At some point I worked up the courage to film a GoFundMe video and promote it in every social media circle I could. Some weeks later, I heard a friend jokingly remark about “Angela asking for money.” That was perhaps the lowest I’d ever felt about myself.

I didn’t know until after the trip that my mom, after her own bouts of tears behind closed doors, also sold her best camera—her most valuable asset as a photographer—to help finance it. My grandparents ultimately covered the remaining expenses so we could afford to return to Shanghai for a visit before my grandfather passed.

Do I regret it all? That summer program gave me some of the most exhilarating memories and friendships I’ve ever made, but to make it a reality meant a lot of sacrifice and a lot of pain. That’s the balance poverty forces you to straddle.

My dad knew an expensive summer program was just a taste of what’s to come. I can only imagine how daunting it must have been to be raising a daughter approaching college age with dreams of attending out-of-state, private, big-city East Coast institutions.

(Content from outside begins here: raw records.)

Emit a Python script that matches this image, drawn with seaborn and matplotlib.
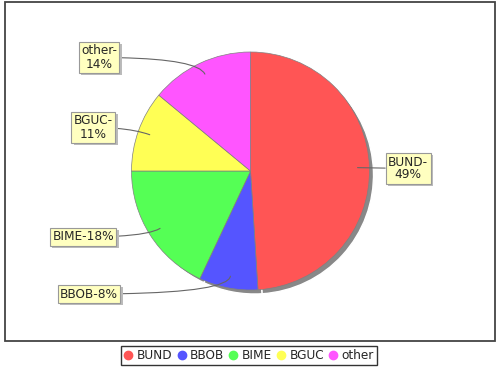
import matplotlib
matplotlib.use("Agg")
import matplotlib.pyplot as plt
import matplotlib.patheffects as pe
from matplotlib.patches import Rectangle
from matplotlib.lines import Line2D
import seaborn as sns
import numpy as np

# data
categories = ["BUND", "BBOB", "BIME", "BGUC", "other"]
shares = [49, 8, 18, 11, 14]
label_texts = ["BUND-\n49%", "BBOB-8%", "BIME-18%", "BGUC-\n11%", "other-\n14%"]
colors = ["#FF5555", "#5555FF", "#55FF55", "#FFFF55", "#FF55FF"]

sns.set_style("white")
plt.rcParams["font.family"] = ["DejaVu Sans"]

W, H = 500, 370
fig = plt.figure(figsize=(W / 100, H / 100), dpi=100)
ax = fig.add_axes([0, 0, 1, 1])

cx, cy, r = 250.5, 199, 119
pal = sns.color_palette(colors)

# shadow first, then the pie
ax.pie(shares, colors=["#888888"] * len(shares), startangle=90, counterclock=False,
       center=(cx + 4, cy - 4), radius=r, frame=True)
wedges, _ = ax.pie(shares, colors=pal, startangle=90, counterclock=False,
                   center=(cx, cy), radius=r, frame=True,
                   wedgeprops=dict(edgecolor="#808080", linewidth=0.5))
ax.set_xlim(0, W)
ax.set_ylim(0, H)
ax.axis("off")

# plot border
ax.add_patch(Rectangle((5, 29), 490, 339, fill=False, edgecolor="#444444", lw=1.3))

# label positions (y-up pixels)
label_pos = {"BUND": (388, 370 - 168.5), "BBOB": (118, 370 - 294),
             "BIME": (114, 370 - 237), "BGUC": (113, 370 - 127.5),
             "other": (117, 370 - 57.5)}

for w, cat, txt in zip(wedges, categories, label_texts):
    mid = np.deg2rad((w.theta1 + w.theta2) / 2)
    px = cx + 0.9 * r * np.cos(mid)
    py = cy + 0.9 * r * np.sin(mid)
    tx, ty = label_pos[cat]
    ha = "left" if tx > cx else "right"
    ang = np.rad2deg(mid) % 360
    if ang < 10 or ang > 350:
        cs = "arc3,rad=0"
    else:
        cs = "angle3,angleA=0,angleB=%.1f" % ang
    t = ax.annotate(txt, xy=(px, py), xytext=(tx, ty), ha=ha, va="center",
                    multialignment="center", fontsize=8.7, linespacing=1.0,
                    bbox=dict(boxstyle="square,pad=0.2", fc="#FFFFC0", ec="#999999", lw=0.8),
                    arrowprops=dict(arrowstyle="-", color="#666666", lw=0.8,
                                    connectionstyle=cs, shrinkA=0, shrinkB=0))
    t.get_bbox_patch().set_path_effects([
        pe.SimplePatchShadow(offset=(1.5, -1.5), shadow_rgbFace="#BBBBBB", alpha=1),
        pe.Normal()])

handles = [Line2D([], [], marker="o", linestyle="none", markersize=6,
                  markerfacecolor=c, markeredgecolor=c) for c in pal]
leg = fig.legend(handles, categories, loc="center", bbox_to_anchor=(249 / W, 14.5 / H),
                 ncol=5, fontsize=8.7, frameon=True, fancybox=False,
                 handlelength=0.7, handletextpad=0.35, columnspacing=0.4,
                 borderpad=0.25, borderaxespad=0)
leg.get_frame().set_edgecolor("black")
leg.get_frame().set_linewidth(1.0)

fig.savefig("out.png", dpi=100)
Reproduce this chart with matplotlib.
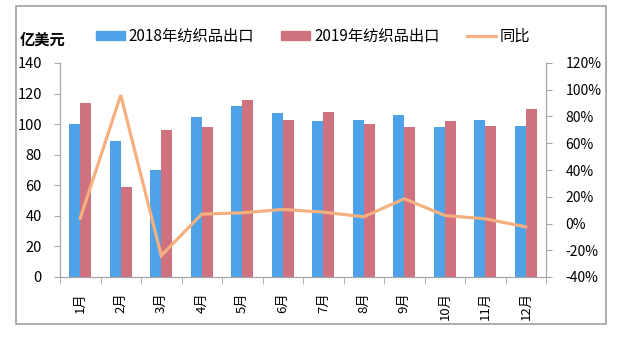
import numpy as np
import matplotlib.pyplot as plt
from matplotlib.patches import Rectangle, Patch
from matplotlib.lines import Line2D

plt.rcParams['font.family'] = ['Noto Sans CJK SC', 'DejaVu Sans']

months = ['1月', '2月', '3月', '4月', '5月', '6月', '7月', '8月', '9月', '10月', '11月', '12月']
exp_2018 = [100, 89, 70, 105, 112, 107, 102, 103, 106, 98, 103, 99]
exp_2019 = [114, 59, 96, 98, 116, 103, 108, 100, 98, 102, 99, 110]
yoy = [4, 96, -24, 7, 8, 10.5, 8.5, 5, 18.5, 6, 3.5, -2.5]

blue = '#4EA2E8'
red = '#D0717F'
orange = '#F5B07F'
spine_c = '#A6A6A6'

fig = plt.figure(figsize=(6.27, 3.39), dpi=100)
ax = fig.add_axes([60/627, 62/339, 486/627, 214/339])
x = np.arange(len(months))
w = 0.27
ax.bar(x - w/2, exp_2018, w, color=blue)
ax.bar(x + w/2, exp_2019, w, color=red)
ax.set_xlim(-0.5, 11.5)
ax.set_ylim(0, 140)
ax.set_yticks(np.arange(0, 141, 20))

ax2 = ax.twinx()
ax2.plot(x, yoy, color=orange, lw=2.3, solid_joinstyle='miter')
ax2.set_ylim(-40, 120)
ax2.set_yticks(np.arange(-40, 121, 20))
ax2.set_yticklabels([f'{v}%' for v in range(-40, 121, 20)])

ax.set_xticks(x)
ax.set_xticklabels(months, rotation=90)
ax.set_xticks(np.arange(-0.5, 12, 1), minor=True)
ax.tick_params(axis='x', which='major', length=0, pad=11, labelsize=9.5)
ax.tick_params(axis='x', which='minor', length=5, color=spine_c)
ax.tick_params(axis='y', length=4, color=spine_c, labelsize=10.5, pad=9)
ax2.tick_params(axis='y', length=4, color=spine_c, labelsize=10, pad=10)

for a in (ax, ax2):
    a.spines['top'].set_visible(False)
    for s in ('left', 'right', 'bottom'):
        a.spines[s].set_color(spine_c)

# outer border
fig.patches.append(Rectangle((16/627, 15/339), 590/627, 318/339, transform=fig.transFigure,
                             fill=False, edgecolor='#A0A0A0', lw=1.2))

fig.text(20/627, 0.882, '亿美元', fontsize=11, fontweight='bold', va='center')
handles = [Patch(color=blue), Patch(color=red), Line2D([], [], color=orange, lw=2.3)]
fig.legend(handles, ['2018年纺织品出口', '2019年纺织品出口', '同比'], ncol=3,
           loc='center', bbox_to_anchor=(313/627, 0.893), frameon=False, fontsize=11,
           handlelength=1.9, handleheight=0.5, handletextpad=0.25, columnspacing=1.8)

fig.savefig('out.png', dpi=100)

Spoiler: I received a full ride from a school I love with all my heart, so everything turned out alright!

So, here’s what I learned from my dad over a coffee one afternoon as we finally conversed about the past and future:

I asked why he never pushed me to do well in school, and he confided that it wasn’t because he didn’t believe in me, but because he was afraid he wouldn’t be able to send me to college even if I did indeed end up with an acceptance letter to some school I really wanted to attend. And that fear pushed him to distance himself over the years because he didn’t know how to reassure me about our financial state if the topic ever came up. He didn’t want to face the possibility of disappointing me.

He told me that his lackluster response when I informed him of my acceptance to Boston University was due only to his regard of the institution as a rich kid’s school (which is justified: tuition + other costs add up to $72,000 a year). Otherwise, he was aware of its reputation and chose not to relay his own delight because he didn’t want me to grow unnecessarily excited.

When I lightheartedly spilled the story of me sobbing it out to my journalism teacher over wishing I could afford my dream school (before I found out about the scholarship), I spotted his eyes reddening. It was the first time I’d ever seen my dad hold back tears, so that was a little uncomfortable, but hey, it was also the first time we were able to look toward the future with a sense of true hope and closure.

Can I be any luckier? The experiences I’ve undergone hold a sort of value no amount of money could match. I’ve learned to be resourceful, to be independent, to work hard for what I’ve got. And I’ve managed to have so much fun while I’m at it. My childhood has molded me into someone ready with boundless excitement for the world out there, and I wouldn’t trade all that for anything less.